April 6, 2018 at 1:53 p.m.
COMMITMENT

Lauren has heart to beat ailment

Committed to running -- and to running youth retreats

By PAT PASTERNAK- | Comments: 0 | Leave a comment

Lauren Maxwell, 17, loves to run. For years, she has competed in cross-country races and track meets at Notre Dame/Bishop Gibbons School in Schenectady, where she is a senior.

She has also swum competitively as a member of the Albany Star Fish swimmers and hopes to get a swimming scholarship to Fordham University.

Over the summer, however, her hectic sports schedule was interrupted when doctors discovered she had a heart condition called supraventricular tachycardia.

Fixing heart

Doctors think Lauren may have been born with the condition, which normally doesn't manifest itself until mid-life; or it may have been triggered by two bouts of Lyme Disease she had several years ago.

The parishioner at St. Helen's Church in Niskayuna was told that if she didn't have a procedure to correct her condition, she would have difficulty with sports.

"The first week of September, I had the procedure done," she said. "Two weeks later, I was able to compete in our first track meet. I felt so much better."

The procedure -- cardiac catheter ablation -- corrects the condition, which causes the rapid beating of the upper chambers of the heart.

Activities

Lauren feels terrific and has resumed her normal sports schedule. But sports isn't the only activity on her agenda. Another comes this weekend when she is scheduled to act as the leader of a teen weekend called Journey Retreat. She has been preparing for the retreat since mid-August.

Lauren attended her first Journey Retreat two years ago, after her grandfather passed away. A family friend, Rev. Leo Markert, pastor of St. Gabriel's parish in Rotterdam, suggested she go.

"He thought it might help me, and it did," she said.

For teens

Father Markert said Journey Retreats began in Albany in 1986 as a weekend for college students at SUNY-Albany. The late Rev. Tony Maione got the idea to revamp it into one for teens.

Father Markert, who is on the board of directors of the event, has seen over 800 Catholic teens go through the weekend.

"It helps them build their own spirituality, and discover and enhance a personal relationship with God," he said.

Pluses

Lauren noted that a lot clicked into place for her at her last retreat when she acted as a peer leader.

"I was able to help others find answers to some of their questions about God, about themselves and about their spirituality," she explained. "I got a lot of fulfillment out of doing that, and I wanted to keep going back."

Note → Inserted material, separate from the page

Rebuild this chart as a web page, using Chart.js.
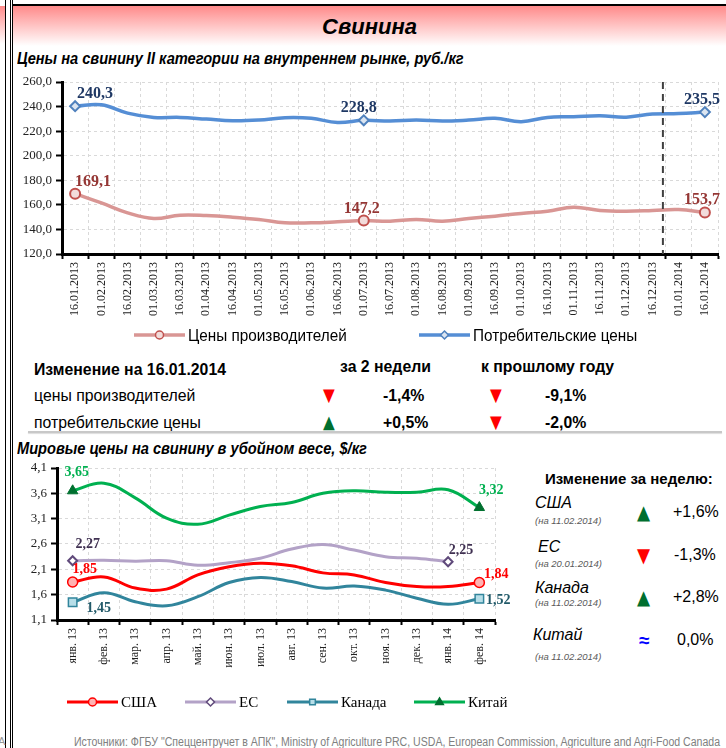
<!DOCTYPE html>
<html lang="ru">
<head>
<meta charset="utf-8">
<title>Свинина</title>
<script src="https://cdn.jsdelivr.net/npm/chart.js@4.4.1/dist/chart.umd.min.js"></script>
<style>
  body { margin: 0; width: 726px; height: 748px; overflow: hidden; background: #fff; position: relative;
         font-family: "Liberation Sans", Arial, sans-serif; color: #000; }
  .abs { position: absolute; white-space: nowrap; line-height: 1; }
  .vline { position: absolute; top: 0; width: 1px; height: 748px; background: #000; }
  canvas { position: absolute; left: 0; }
  .title { left: 13px; width: 713px; top: 14px; text-align: center; font: italic bold 22px "Liberation Sans", Arial, sans-serif; }
  .sub { left: 17px; font-weight: bold; font-style: italic; font-size: 17px; transform: scaleX(0.86); transform-origin: left center; }
  .tbl { font-size: 17px; transform: translateY(-50%) scaleX(0.93); transform-origin: left center; }
  .tri { font-family: "DejaVu Sans", sans-serif; font-size: 18px; transform: translateY(-50%) scaleX(0.85); transform-origin: left center; }
  .b { font-weight: bold; }
  .up { color: #006f2f; } .down { color: #ff0000; }
  .wk { transform: translateY(-50%); }
  .cty { font-style: italic; font-size: 16px; }
  .dt { font-style: italic; font-size: 9.5px; color: #595959; }
</style>
</head>
<body>
<div class="abs" style="left:0;top:6px;width:5px;height:38px;background:linear-gradient(#ff8a8a,#fff)"></div>
<div class="abs" style="left:13px;top:6px;width:713px;height:40px;background:linear-gradient(#ff8a8a,#fff)"></div>
<div class="abs" style="left:12px;top:4px;width:714px;height:2px;background:#000"></div>
<div class="vline" style="left:5px"></div>
<div class="vline" style="left:10px"></div>
<div class="vline" style="left:12px"></div>
<div class="abs" style="left:-2px;top:736px;font-size:11px;color:#999">A</div>

<div class="abs title">Свинина</div>
<div class="abs sub" style="top:50px">Цены на свинину II категории на внутреннем рынке, руб./кг</div>

<canvas id="domestic" width="726" height="284" style="top:66px"></canvas>

<div class="abs tbl b" style="left:34px;top:369px">Изменение на 16.01.2014</div>
<div class="abs tbl b" style="left:340px;top:366px">за 2 недели</div>
<div class="abs tbl b" style="left:481px;top:366px">к прошлому году</div>
<div class="abs tbl" style="left:34px;top:395px">цены производителей</div>
<div class="abs tri down" style="left:323px;top:395px">▼</div>
<div class="abs tbl b" style="left:383px;top:395px">-1,4%</div>
<div class="abs tri down" style="left:490px;top:395px">▼</div>
<div class="abs tbl b" style="left:545px;top:395px">-9,1%</div>
<div class="abs tbl" style="left:34px;top:422px">потребительские цены</div>
<div class="abs tri up" style="left:323px;top:422px">▲</div>
<div class="abs tbl b" style="left:383px;top:422px">+0,5%</div>
<div class="abs tri down" style="left:490px;top:422px">▼</div>
<div class="abs tbl b" style="left:545px;top:422px">-2,0%</div>
<div class="abs" style="left:28px;top:431px;width:694px;height:2px;background:#c8c8c8;box-shadow:0 1px 1px #ddd"></div>

<div class="abs sub" style="top:440px">Мировые цены на свинину в убойном весе, $/кг</div>
<canvas id="world" width="520" height="275" style="top:440px"></canvas>

<div class="abs wk b" style="left:545px;top:478px;font-size:15px">Изменение за неделю:</div>
<div class="abs wk cty" style="left:535px;top:503px">США</div>
<div class="abs wk dt" style="left:535px;top:521px">(на 11.02.2014)</div>
<div class="abs tri up" style="left:637px;top:512px;font-size:20px">▲</div>
<div class="abs wk" style="left:673px;top:512px;font-size:16px">+1,6%</div>
<div class="abs wk cty" style="left:538px;top:547px">ЕС</div>
<div class="abs wk dt" style="left:535px;top:564px">(на 20.01.2014)</div>
<div class="abs tri down" style="left:637px;top:555px;font-size:20px">▼</div>
<div class="abs wk" style="left:674px;top:555px;font-size:16px">-1,3%</div>
<div class="abs wk cty" style="left:535px;top:588px">Канада</div>
<div class="abs wk dt" style="left:535px;top:603px">(на 11.02.2014)</div>
<div class="abs tri up" style="left:637px;top:597px;font-size:20px">▲</div>
<div class="abs wk" style="left:673px;top:597px;font-size:16px">+2,8%</div>
<div class="abs wk cty" style="left:533px;top:635px">Китай</div>
<div class="abs wk dt" style="left:535px;top:657px">(на 11.02.2014)</div>
<div class="abs wk b" style="left:639px;top:640px;font-size:19px;color:#0000ff">≈</div>
<div class="abs wk" style="left:677px;top:640px;font-size:16px">0,0%</div>

<div class="abs" style="left:74px;top:736px;font-size:12px;color:#808080;transform:scaleX(0.88);transform-origin:left center">Источники: ФГБУ "Спеццентручет в АПК", Ministry of Agriculture PRC, USDA, European Commission, Agriculture and Agri-Food Canada</div>

<script>
// внутренний рынок, руб./кг
const dates = ['16.01.2013', '01.02.2013', '16.02.2013', '01.03.2013', '16.03.2013', '01.04.2013', '16.04.2013',
  '01.05.2013', '16.05.2013', '01.06.2013', '16.06.2013', '01.07.2013', '16.07.2013', '01.08.2013', '16.08.2013',
  '01.09.2013', '16.09.2013', '01.10.2013', '16.10.2013', '01.11.2013', '16.11.2013', '01.12.2013', '16.12.2013',
  '01.01.2014', '16.01.2014'];
const producerPrices = [169.1, 161.6, 153.5, 148.9, 151.6, 151.3, 150.0, 148.1, 145.4, 145.4, 146.2, 147.2, 146.7,
  148.1, 146.7, 148.9, 150.8, 153.0, 154.8, 158.1, 155.4, 154.8, 155.4, 156.2, 153.7];
const consumerPrices = [240.3, 241.4, 234.7, 231.2, 231.2, 229.8, 228.4, 229.0, 230.9, 230.4, 227.1, 228.8, 228.2,
  229.0, 228.2, 229.0, 230.4, 227.7, 231.2, 231.7, 232.5, 231.4, 233.9, 234.4, 235.5];
const domesticTicks = [120, 140, 160, 180, 200, 220, 240, 260];
const domesticMarked = [0, 11, 24];
const yearDivider = 22.4; // между 16.12.2013 и 01.01.2014

// мировые цены, $/кг
const months = ['янв. 13', 'фев. 13', 'мар. 13', 'апр. 13', 'май. 13', 'июн. 13', 'июл. 13', 'авг. 13',
  'сен. 13', 'окт. 13', 'ноя. 13', 'дек. 13', 'янв. 14', 'фев. 14'];
const usa = [1.85, 1.95, 1.73, 1.71, 1.99, 2.15, 2.22, 2.17, 2.03, 1.99, 1.84, 1.76, 1.76, 1.84];
const eu = [2.27, 2.28, 2.26, 2.27, 2.18, 2.23, 2.32, 2.50, 2.59, 2.48, 2.35, 2.32, 2.25, null];
const canada = [1.45, 1.64, 1.46, 1.38, 1.56, 1.84, 1.94, 1.86, 1.73, 1.77, 1.69, 1.53, 1.41, 1.52];
const china = [3.65, 3.80, 3.51, 3.11, 2.99, 3.17, 3.34, 3.42, 3.60, 3.65, 3.62, 3.62, 3.67, 3.32];
const worldTicks = [1.1, 1.6, 2.1, 2.6, 3.1, 3.6, 4.1];

const comma = (v, d) => v.toFixed(d).replace('.', ',');

function marker(ctx, style, x, y, r, fill, stroke, lw) {
  ctx.save();
  ctx.beginPath();
  if (style === 'circle') {
    ctx.arc(x, y, r, 0, Math.PI * 2);
  } else if (style === 'rectRot') {
    ctx.moveTo(x, y - r); ctx.lineTo(x + r, y); ctx.lineTo(x, y + r); ctx.lineTo(x - r, y); ctx.closePath();
  } else if (style === 'rect') {
    const s = r * Math.SQRT1_2;
    ctx.rect(x - s, y - s, 2 * s, 2 * s);
  } else if (style === 'triangle') {
    ctx.moveTo(x, y - r); ctx.lineTo(x + r * 0.95, y + r * 0.6); ctx.lineTo(x - r * 0.95, y + r * 0.6); ctx.closePath();
  }
  ctx.fillStyle = fill;
  ctx.fill();
  ctx.lineWidth = lw;
  ctx.strokeStyle = stroke;
  ctx.stroke();
  ctx.restore();
}

// подписи значений у отмеченных точек
const valueLabels = {
  id: 'valueLabels',
  afterDatasetsDraw(chart, args, opts) {
    const ctx = chart.ctx;
    ctx.save();
    ctx.font = opts.font;
    ctx.textAlign = 'center';
    ctx.textBaseline = 'middle';
    chart.data.datasets.forEach((ds, di) => {
      const meta = chart.getDatasetMeta(di);
      Object.entries(ds.valueLabels || {}).forEach(([i, off]) => {
        const pt = meta.data[i];
        ctx.fillStyle = ds.labelColor;
        ctx.fillText(comma(ds.data[i], opts.decimals), pt.x + off[0], pt.y + off[1]);
      });
    });
    ctx.restore();
  }
};

// легенда в стиле Excel: линия с маркером
const seriesLegend = {
  id: 'seriesLegend',
  afterDraw(chart, args, opts) {
    const ctx = chart.ctx;
    ctx.save();
    ctx.font = opts.font;
    ctx.textBaseline = 'middle';
    chart.data.datasets.forEach((ds, i) => {
      const x = opts.xs[i], y = opts.y;
      ctx.strokeStyle = ds.borderColor;
      ctx.lineWidth = ds.borderWidth;
      ctx.beginPath(); ctx.moveTo(x, y); ctx.lineTo(x + opts.len, y); ctx.stroke();
      marker(ctx, ds.pointStyle, x + opts.len / 2, y, opts.r, ds.pointBackgroundColor, ds.pointBorderColor, 1.5);
      ctx.fillStyle = '#000';
      ctx.save();
      ctx.translate(x + opts.len + 3, y + 1);
      ctx.scale(opts.squeeze, 1);
      ctx.fillText(ds.label, 0, 0);
      ctx.restore();
    });
    ctx.restore();
  }
};

// пунктирная граница года
const divider = {
  id: 'divider',
  afterDatasetsDraw(chart, args, opts) {
    const xs = chart.scales.x, a = chart.chartArea;
    const x = xs.getPixelForValue(Math.floor(opts.at)) + (opts.at % 1) * (xs.getPixelForValue(1) - xs.getPixelForValue(0));
    const ctx = chart.ctx;
    ctx.save();
    ctx.strokeStyle = '#404040';
    ctx.lineWidth = 2;
    ctx.setLineDash([7, 5]);
    ctx.beginPath(); ctx.moveTo(x, a.top); ctx.lineTo(x, a.bottom); ctx.stroke();
    ctx.restore();
  }
};

function markRadius(idx, r) {
  return ctx => idx.includes(ctx.dataIndex) ? r : 0;
}

function axes(ticks, dec, yWidth, xHeight) {
  return {
    x: {
      offset: true,
      afterFit: s => { s.height = xHeight; },
      grid: { offset: true, color: '#d9d9d9', lineWidth: 1, tickColor: '#000', tickWidth: 2, tickLength: 5, tickBorderDash: [] },
      border: { color: '#000', width: 3, dash: [3, 3] },
      ticks: { autoSkip: false, minRotation: 90, maxRotation: 90, padding: 3, color: '#222',
               font: { family: '"Liberation Serif", "Times New Roman", serif', size: 12 } }
    },
    y: {
      min: ticks[0], max: ticks[ticks.length - 1],
      afterFit: s => { s.width = yWidth; },
      afterBuildTicks: s => { s.ticks = ticks.map(v => ({ value: v })); },
      grid: { color: '#d9d9d9', lineWidth: 1, tickColor: '#000', tickWidth: 2, tickLength: 6, tickBorderDash: [] },
      border: { color: '#000', width: 3, dash: [3, 3] },
      ticks: { padding: 4, color: '#222', callback: v => comma(v, dec),
               font: { family: '"Liberation Serif", "Times New Roman", serif', size: 13 } }
    }
  };
}

new Chart(document.getElementById('domestic'), {
  type: 'line',
  data: {
    labels: dates,
    datasets: [
      { label: 'Цены производителей', data: producerPrices, borderColor: '#d99694', borderWidth: 3.5, tension: 0.4,
        pointStyle: 'circle', pointRadius: markRadius(domesticMarked, 5), pointBackgroundColor: '#f2dcdb',
        pointBorderColor: '#c0504d', pointBorderWidth: 2, labelColor: '#953735',
        valueLabels: { 0: [18, -12], 11: [-2, -12], 24: [-3, -13] } },
      { label: 'Потребительские цены', data: consumerPrices, borderColor: '#558ed5', borderWidth: 3.5, tension: 0.4,
        pointStyle: 'rectRot', pointRadius: markRadius(domesticMarked, 5), pointBackgroundColor: '#dbe5f1',
        pointBorderColor: '#4f81bd', pointBorderWidth: 2, labelColor: '#1f3864',
        valueLabels: { 0: [20, -12], 11: [-5, -12], 24: [-3, -12] } }
    ]
  },
  options: {
    responsive: false,
    animation: false,
    layout: { padding: { left: 0, right: 8, top: 16, bottom: 0 } },
    scales: axes(domesticTicks, 1, 62, 96),
    plugins: {
      legend: { display: false },
      tooltip: { enabled: false },
      valueLabels: { font: 'bold 16px "Liberation Serif", "Times New Roman", serif', decimals: 1 },
      seriesLegend: { y: 269, xs: [134, 419], len: 51, r: 4, squeeze: 0.9,
                      font: '17px "Liberation Sans", Arial, sans-serif' },
      divider: { at: yearDivider }
    }
  },
  plugins: [divider, valueLabels, seriesLegend]
});

new Chart(document.getElementById('world'), {
  type: 'line',
  data: {
    labels: months,
    datasets: [
      { label: 'США', data: usa, borderColor: '#ff0000', borderWidth: 3, tension: 0.4,
        pointStyle: 'circle', pointRadius: markRadius([0, 13], 5), pointBackgroundColor: '#ffb3b3',
        pointBorderColor: '#ff0000', pointBorderWidth: 1.5, labelColor: '#ff0000',
        valueLabels: { 0: [12, -13], 13: [17, -8] } },
      { label: 'ЕС', data: eu, borderColor: '#b3a2c7', borderWidth: 3, tension: 0.4,
        pointStyle: 'rectRot', pointRadius: markRadius([0, 12], 4.5), pointBackgroundColor: '#ffffff',
        pointBorderColor: '#604a7b', pointBorderWidth: 2, labelColor: '#403152',
        valueLabels: { 0: [15, -16], 12: [13, -11] } },
      { label: 'Канада', data: canada, borderColor: '#31859c', borderWidth: 3, tension: 0.4,
        pointStyle: 'rect', pointRadius: markRadius([0, 13], 6), pointBackgroundColor: '#b7dee8',
        pointBorderColor: '#31859c', pointBorderWidth: 1.5, labelColor: '#215968',
        valueLabels: { 0: [26, 6], 13: [19, 2] } },
      { label: 'Китай', data: china, borderColor: '#00b050', borderWidth: 3, tension: 0.4,
        pointStyle: 'triangle', pointRadius: markRadius([0, 13], 6), pointBackgroundColor: '#00702f',
        pointBorderColor: '#00702f', pointBorderWidth: 1, labelColor: '#00b050',
        valueLabels: { 0: [4, -18], 13: [12, -17] } }
    ]
  },
  options: {
    responsive: false,
    animation: false,
    layout: { padding: { left: 0, right: 25, top: 28, bottom: 0 } },
    scales: axes(worldTicks, 1, 57, 95),
    plugins: {
      legend: { display: false },
      tooltip: { enabled: false },
      valueLabels: { font: 'bold 14px "Liberation Serif", "Times New Roman", serif', decimals: 2 },
      seriesLegend: { y: 262, xs: [67, 185, 287, 414], len: 51, r: 4, squeeze: 1,
                      font: '15px "Liberation Serif", "Times New Roman", serif' }
    }
  },
  plugins: [valueLabels, seriesLegend]
});
</script>
</body>
</html>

Lauren has planned, organized and coordinated the upcoming weekend. She has spent every other Sunday afternoon for the past three months at four-hour meetings with the leadership committee, getting ready for the retreat. The committee is made up of students who have already made the Journey Retreat and adult leaders.

Committed

"It's been a big commitment, especially for senior year," Lauren noted. "I've got a lot going on, with graduation, classes and sports commitments. It's been worth it, though.

"All my life I've enjoyed helping others, pleasing others and putting others before myself. At the retreats, I get to help others my age find what I found -- myself.

"The Journey Retreat experience has made me realize what really matters in life, and that is family, God, friends and helping others."